:: Task instructions ::
Exactly the lines from the start of the data below through the line that contains "200000, 400000, 600000];" are to be copied, with pictures left out.

___

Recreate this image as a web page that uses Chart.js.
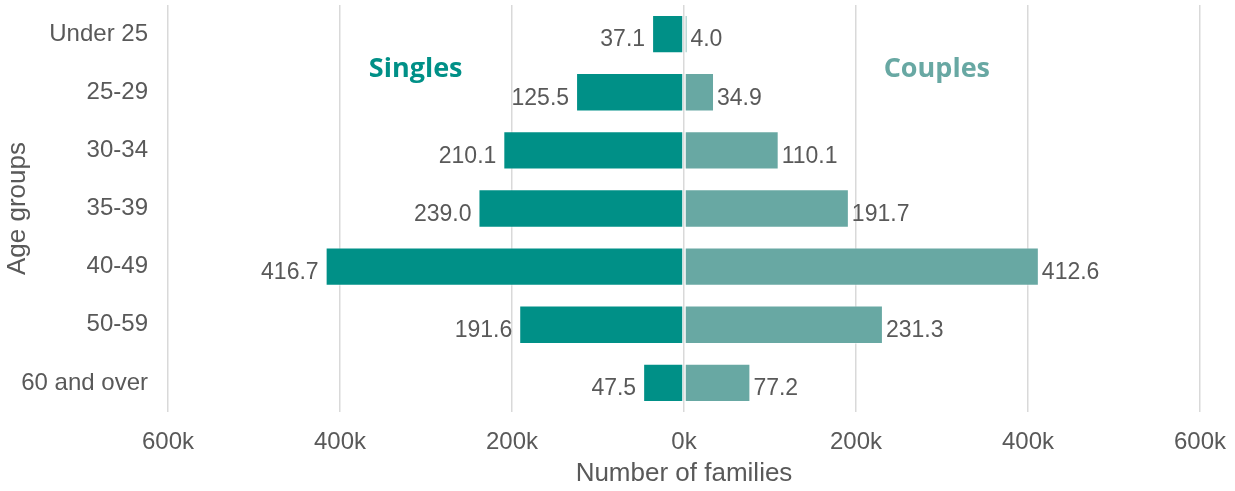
<!DOCTYPE html>
<html>
<head>
<meta charset="utf-8">
<script src="https://cdn.jsdelivr.net/npm/chart.js@4/dist/chart.umd.min.js"></script>
<style>
  body { margin: 0; background: #fff; }
</style>
</head>
<body>
<canvas id="myChart" width="1235" height="491"></canvas>
<script>
// age groups and values in thousands of families
var ageGroups = ["Under 25", "25-29", "30-34", "35-39", "40-49", "50-59", "60 and over"];
var singles = [37.1, 125.5, 210.1, 239.0, 416.7, 191.6, 47.5];
var couples = [4.0, 34.9, 110.1, 191.7, 412.6, 231.3, 77.2];
var xTicks = [-600000, -400000, -200000, 0, 200000, 400000, 600000];

var teal = "#009087";
var lightTeal = "#68a8a3";
var grey = "#595959";
var font = "'Liberation Sans', Arial, sans-serif";

// value labels at bar ends + "Singles"/"Couples" captions
var labelPlugin = {
  id: "barLabels",
  afterDatasetsDraw: function (chart) {
    var ctx = chart.ctx;
    ctx.save();
    ctx.font = "23px " + font;
    ctx.fillStyle = grey;
    ctx.textBaseline = "middle";
    chart.data.datasets.forEach(function (ds, i) {
      var meta = chart.getDatasetMeta(i);
      meta.data.forEach(function (bar, j) {
        var v = ds.raw[j].toFixed(1);
        if (i === 0) {
          ctx.textAlign = "right";
          ctx.fillText(v, bar.x - 7, bar.y + 6);
        } else {
          ctx.textAlign = "left";
          ctx.fillText(v, bar.x + 3, bar.y + 6);
        }
      });
    });
    var xs = chart.scales.x, ys = chart.scales.y;
    ctx.font = "bold 27px 'Open Sans', sans-serif";
    ctx.textAlign = "center";
    ctx.fillStyle = teal;
    ctx.fillText("Singles", xs.getPixelForValue(-312000), ys.getPixelForValue(0.6));
    ctx.fillStyle = lightTeal;
    ctx.fillText("Couples", xs.getPixelForValue(294000), ys.getPixelForValue(0.6));
    ctx.restore();
  }
};

var ctx = document.getElementById("myChart").getContext("2d");
var myChart = new Chart(ctx, {
  type: "bar",
  data: {
    labels: ageGroups,
    datasets: [
      {
        label: "Singles",
        raw: singles,
        data: singles.map(function (v) { return -v * 1000; }),
        backgroundColor: teal,
        borderColor: "rgba(255,255,255,0.5)",
        borderWidth: 1,
        borderSkipped: false
      },
      {
        label: "Couples",
        raw: couples,
        data: couples.map(function (v) { return v * 1000; }),
        backgroundColor: lightTeal,
        borderColor: "rgba(255,255,255,0.5)",
        borderWidth: 1,
        borderSkipped: false
      }
    ]
  },
  options: {
    responsive: false,
    animation: false,
    indexAxis: "y",
    layout: { padding: { top: 5, right: 35, left: 2, bottom: 2 } },
    datasets: { bar: { categoryPercentage: 1, barPercentage: 0.66 } },
    plugins: {
      legend: { display: false },
      tooltip: { enabled: false }
    },
    scales: {
      x: {
        stacked: true,
        min: -600000,
        max: 600000,
        afterBuildTicks: function (scale) {
          scale.ticks = xTicks.map(function (v) { return { value: v }; });
        },
        afterFit: function (scale) {
          scale.height = 77;
          scale.paddingLeft = 0;
          scale.paddingRight = 0;
        },
        grid: { color: "#d9d9d9", lineWidth: 1.5, drawTicks: false },
        border: { display: false },
        ticks: {
          color: grey,
          padding: 16,
          maxRotation: 0,
          font: { family: font, size: 24 },
          callback: function (v) { return Math.abs(v) / 1000 + "k"; }
        },
        title: {
          display: true,
          text: "Number of families",
          color: grey,
          padding: { top: 4, bottom: 0 },
          font: { family: font, size: 26 }
        }
      },
      y: {
        stacked: true,
        afterFit: function (scale) {
          scale.width = 166;
          scale.paddingTop = 0;
          scale.paddingBottom = 0;
        },
        grid: { display: false, drawTicks: false },
        border: { display: false },
        ticks: {
          color: grey,
          padding: 20,
          font: { family: font, size: 24 }
        },
        title: {
          display: true,
          text: "Age groups",
          color: grey,
          padding: { top: 0, bottom: 2 },
          font: { family: font, size: 26 }
        }
      }
    }
  },
  plugins: [labelPlugin]
});
</script>
</body>
</html>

___

:: Exercise result ::
Recreate this image as a web page that uses Chart.js.
<!DOCTYPE html>
<html>
<head>
<meta charset="utf-8">
<script src="https://cdn.jsdelivr.net/npm/chart.js@4/dist/chart.umd.min.js"></script>
<style>
  body { margin: 0; background: #fff; }
</style>
</head>
<body>
<canvas id="myChart" width="1235" height="491"></canvas>
<script>
// age groups and values in thousands of families
var ageGroups = ["Under 25", "25-29", "30-34", "35-39", "40-49", "50-59", "60 and over"];
var singles = [37.1, 125.5, 210.1, 239.0, 416.7, 191.6, 47.5];
var couples = [4.0, 34.9, 110.1, 191.7, 412.6, 231.3, 77.2];
var xTicks = [-600000, -400000, -200000, 0, 200000, 400000, 600000];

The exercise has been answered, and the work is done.